[Forty-one years in India by Frederick Sleigh Roberts]@TWC D-Link bookForty-one years in India CHAPTER LXIV 2/7
But all this was changed by Skobeloff's victories over the Tekke Turkomans, which gave Merv and Sarakhs to Russia, and enabled her to transfer her base from Orenburg to the Caspian--by far the most important step ever made by Russia in her advance towards India.
I had some years before pointed out to the Government of India how immeasurably Russia would gain, if by the conquest of Merv--a conquest which I then looked upon as certain to be accomplished in the near future--she should be able to make this transfer.
My words were unheeded or ridiculed at the time, and I, like others who thought as I did, was supposed to be suffering from a disease diagnosed by a distinguished politician as 'Mervousness.' But a little later those words were verified.
Merv had become a Russian possession, and Turkestan was in direct communication by rail and steamer with St. Petersburg.

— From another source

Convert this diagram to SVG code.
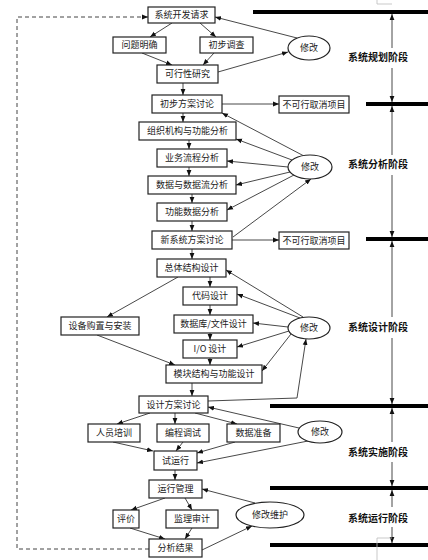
<svg xmlns="http://www.w3.org/2000/svg" width="428" height="560" viewBox="0 0 428 560">
<style>
.b{fill:#fff;stroke:#222;stroke-width:1.2}
.t{font-family:"Noto Sans CJK SC","Liberation Sans",sans-serif;font-size:9px;fill:#222;text-anchor:middle}
.p{font-family:"Noto Sans CJK SC","Liberation Sans",sans-serif;font-size:10px;font-weight:bold;fill:#111;text-anchor:middle}
.c{fill:none;stroke:#333;stroke-width:0.9;marker-end:url(#a)}
.d{fill:none;stroke:#444;stroke-width:1;stroke-dasharray:4,3;marker-end:url(#a)}
.bar{stroke:#000;stroke-width:4}
.g{fill:none;stroke:#bbb;stroke-width:0.8}
</style>
<defs>
<marker id="a" viewBox="0 0 10 10" refX="10" refY="5" markerWidth="6" markerHeight="6" orient="auto" markerUnits="userSpaceOnUse"><path d="M0,1 L10,5 L0,9 z" fill="#111"/></marker>
</defs>
<rect width="428" height="560" fill="#fff"/>
<g id="phases">
<path class="bar" d="M253,12 H428 M366,104 H428 M366,239 H428 M270,406 H428 M270,488 H428 M270,545 H428"/>
<path class="c" d="M392,48 V14"/>
<path class="c" d="M392,68 V102"/>
<path class="c" d="M392,155 V106"/>
<path class="c" d="M392,175 V237"/>
<path class="c" d="M392,317 V241"/>
<path class="c" d="M392,338 V404"/>
<path class="c" d="M392,442 V408"/>
<path class="c" d="M392,462 V486"/>
<path class="c" d="M392,507 V490"/>
<path class="c" d="M392,527 V543"/>
<text class="p" x="378" y="61">系统规划阶段</text>
<text class="p" x="378" y="168">系统分析阶段</text>
<text class="p" x="378" y="331">系统设计阶段</text>
<text class="p" x="378" y="456">系统实施阶段</text>
<text class="p" x="378" y="522">系统运行阶段</text>
<path class="g" d="M377,0 V4 H392 M392,538 H377 V560"/>
</g>
<g id="connectors">
<path class="d" d="M149,549 H17 V17 H148"/>
<path class="c" d="M172,23 L150,37"/>
<path class="c" d="M200,23 L216,37"/>
<path class="c" d="M142,53 L172,65"/>
<path class="c" d="M214,53 L203,65"/>
<path class="c" d="M218,72 L288,52"/>
<path class="c" d="M297,38 L215,17"/>
<path class="c" d="M183,83 V95"/>
<path class="c" d="M222,104 H279"/>
<path class="c" d="M183,113 V122"/>
<path class="c" d="M189,140 V149"/>
<path class="c" d="M189,167 V176"/>
<path class="c" d="M192,194 V203"/>
<path class="c" d="M192,221 V231"/>
<path class="c" d="M232,240 H279"/>
<path class="c" d="M233,237 L311,179"/>
<path class="c" d="M304,156 L222,113"/>
<path class="c" d="M292,160 L236,139"/>
<path class="c" d="M288,167 L227,161"/>
<path class="c" d="M290,172 L236,185"/>
<path class="c" d="M294,175 L227,210"/>
<path class="c" d="M192,249 V259"/>
<path class="c" d="M210,277 V287"/>
<path class="c" d="M210,305 V315"/>
<path class="c" d="M210,333 V340"/>
<path class="c" d="M210,358 V365"/>
<path class="c" d="M178,277 L107,317"/>
<path class="c" d="M97,335 L175,365"/>
<path class="c" d="M303,317 L226,270"/>
<path class="c" d="M300,318 L237,294"/>
<path class="c" d="M288,327 L253,323"/>
<path class="c" d="M289,331 L237,347"/>
<path class="c" d="M291,334 L262,371"/>
<path class="c" d="M208,401 L297,398 L306,339"/>
<path class="c" d="M192,383 V396"/>
<path class="c" d="M150,413 L117,424"/>
<path class="c" d="M175,413 V424"/>
<path class="c" d="M195,413 L237,424"/>
<path class="c" d="M113,442 L153,451"/>
<path class="c" d="M183,442 L176,451"/>
<path class="c" d="M235,442 L197,453"/>
<path class="c" d="M299,428 L208,407"/>
<path class="c" d="M308,441 L197,463"/>
<path class="c" d="M175,470 V480"/>
<path class="c" d="M165,498 L131,510"/>
<path class="c" d="M185,498 L192,510"/>
<path class="c" d="M130,528 L165,539"/>
<path class="c" d="M192,528 L185,539"/>
<path class="c" d="M255,503 L202,489"/>
<path class="c" d="M202,550 L252,526"/>
</g>
<g id="n1"><rect class="b" x="148" y="7" width="67" height="16"/><text class="t" x="181.5" y="18">系统开发请求</text></g>
<g id="n2"><rect class="b" x="113" y="37" width="53" height="16"/><text class="t" x="139.5" y="48">问题明确</text></g>
<g id="n3"><rect class="b" x="200" y="37" width="53" height="16"/><text class="t" x="226.5" y="48">初步调查</text></g>
<g id="n4"><rect class="b" x="157" y="65" width="61" height="18"/><text class="t" x="187.5" y="77">可行性研究</text></g>
<g id="m1"><ellipse class="b" cx="309" cy="48" rx="21" ry="12"/><text class="t" x="309" y="51">修改</text></g>
<g id="n5"><rect class="b" x="152" y="95" width="70" height="18"/><text class="t" x="187" y="107">初步方案讨论</text></g>
<g id="x1"><rect class="b" x="279" y="96" width="70" height="17"/><text class="t" x="314" y="107.5">不可行取消项目</text></g>
<g id="n6"><rect class="b" x="139" y="122" width="97" height="18"/><text class="t" x="187.5" y="134">组织机构与功能分析</text></g>
<g id="n7"><rect class="b" x="157" y="149" width="70" height="18"/><text class="t" x="192" y="161">业务流程分析</text></g>
<g id="n8"><rect class="b" x="148" y="176" width="88" height="18"/><text class="t" x="192" y="188">数据与数据流分析</text></g>
<g id="n9"><rect class="b" x="157" y="203" width="70" height="18"/><text class="t" x="192" y="215">功能数据分析</text></g>
<g id="n10"><rect class="b" x="152" y="231" width="80" height="18"/><text class="t" x="192" y="243">新系统方案讨论</text></g>
<g id="x2"><rect class="b" x="279" y="232" width="70" height="17"/><text class="t" x="314" y="243.5">不可行取消项目</text></g>
<g id="m2"><ellipse class="b" cx="310" cy="167" rx="22" ry="12"/><text class="t" x="310" y="170">修改</text></g>
<g id="n11"><rect class="b" x="157" y="259" width="69" height="18"/><text class="t" x="191.5" y="271">总体结构设计</text></g>
<g id="n12"><rect class="b" x="183" y="287" width="54" height="18"/><text class="t" x="210" y="299">代码设计</text></g>
<g id="n13"><rect class="b" x="174" y="315" width="79" height="18"/><text class="t" x="213.5" y="327">数据库/文件设计</text></g>
<g id="n14"><rect class="b" x="183" y="340" width="54" height="18"/><text class="t" x="210" y="352">I/O 设计</text></g>
<g id="n15"><rect class="b" x="166" y="365" width="96" height="18"/><text class="t" x="214" y="377">模块结构与功能设计</text></g>
<g id="n16"><rect class="b" x="61" y="317" width="78" height="18"/><text class="t" x="100" y="329">设备购置与安装</text></g>
<g id="m3"><ellipse class="b" cx="309" cy="328" rx="21" ry="11"/><text class="t" x="309" y="331">修改</text></g>
<g id="n17"><rect class="b" x="139" y="396" width="69" height="17"/><text class="t" x="173.5" y="407.5">设计方案讨论</text></g>
<g id="n18"><rect class="b" x="88" y="424" width="52" height="18"/><text class="t" x="114" y="436">人员培训</text></g>
<g id="n19"><rect class="b" x="157" y="424" width="52" height="18"/><text class="t" x="183" y="436">编程调试</text></g>
<g id="n20"><rect class="b" x="227" y="424" width="53" height="18"/><text class="t" x="253.5" y="436">数据准备</text></g>
<g id="m4"><ellipse class="b" cx="320" cy="432" rx="22" ry="11"/><text class="t" x="320" y="435">修改</text></g>
<g id="n21"><rect class="b" x="154" y="451" width="43" height="19"/><text class="t" x="175.5" y="463.5">试运行</text></g>
<g id="n22"><rect class="b" x="149" y="480" width="53" height="18"/><text class="t" x="175.5" y="492">运行管理</text></g>
<g id="n23"><rect class="b" x="113" y="510" width="26" height="18"/><text class="t" x="126" y="522">评价</text></g>
<g id="n24"><rect class="b" x="166" y="510" width="52" height="18"/><text class="t" x="192" y="522">监理审计</text></g>
<g id="n25"><rect class="b" x="149" y="539" width="53" height="18"/><text class="t" x="175.5" y="551">分析结果</text></g>
<g id="m5"><ellipse class="b" cx="270" cy="515" rx="34" ry="13"/><text class="t" x="270" y="518">修改维护</text></g>
</svg>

And can it be denied that this fact, which would have enabled the army in the Caucasus to be rapidly transported to the scene of operations, made it possible for General Komaroff practically to dictate terms to the Boundary Commission which was sent to define the northern limits of Afghanistan, and to forcibly eject an Afghan garrison from Panjdeh under the eyes of British officers? Lord Dufferin took up the reins of the Government of India at a time when things had come to such a pass that a personal conference with the Amir was considered necessary to arrange for the defence and demarcation of His Highness's frontier, the strengthening of Herat, the extension of the Sakkur-Sibi railway to Quetta, and the discussion of the general situation.